A frequentist and a Bayesian are making a bet about whether the sun has exploded.
It’s night, so they can not observe.
They ask some expert whether the sun has gone Nova.
They also know that this expert will toss two coins. If both get 6, she will lie. Else, she won’t. (Data generation process)
Now they ask the expert, who tells them yes, the sun has gone Nova.
Frequent conclude that since the probability of getting two 6’s is 1/36 = 0.0027 <0.05 (p < 0.05), it’s very unlikely the expert has lied. Thus, she concludes the expert did not lie. Thus, she concludes that the sun has exploded.
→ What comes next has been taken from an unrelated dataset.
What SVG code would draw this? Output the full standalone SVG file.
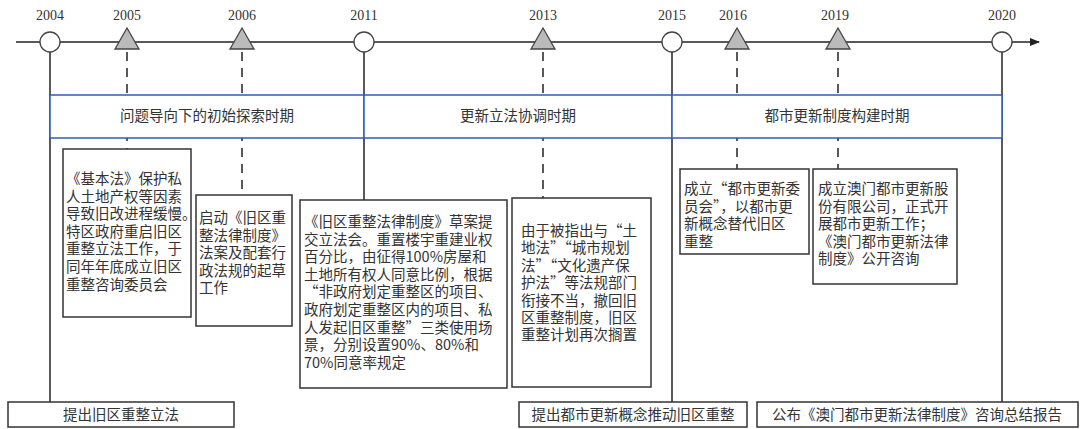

Bayesian, however, has a strong belief that the sun has not exploded (or else they will be dead already). The prior distribution is
P(sun has not exploded) = 0.99999999999999999, P(sun has exploded) = 0.00000000000000001. Now the data generation process is essentially the following distribution:
P(expert says sun exploded |Sun not exploded) = 1/36. P(expert says sun exploded |Sun exploded) = 35/36. P(expert says sun not exploded |Sun exploded) = 1/36. P(expert says sun not exploded |Sun not exploded) = 35/36. The observed data is “expert says sun exploded”. We want to know
P( Sun exploded | expert says sun exploded ) = P( expert says sun exploded | Sun exploded) * P( Sun exploded) / P(expert says sun exploded) |
Since P(Sun exploded) is extremely small compared to other probabilities, P( Sun exploded | expert says sun exploded ) is also extremely small. |
Thus although the expert is unlikely to lie (p = 0.0027), the sun is much more unlikely to have exploded. Thus, the expert most likely lied, and the sun has not exploded.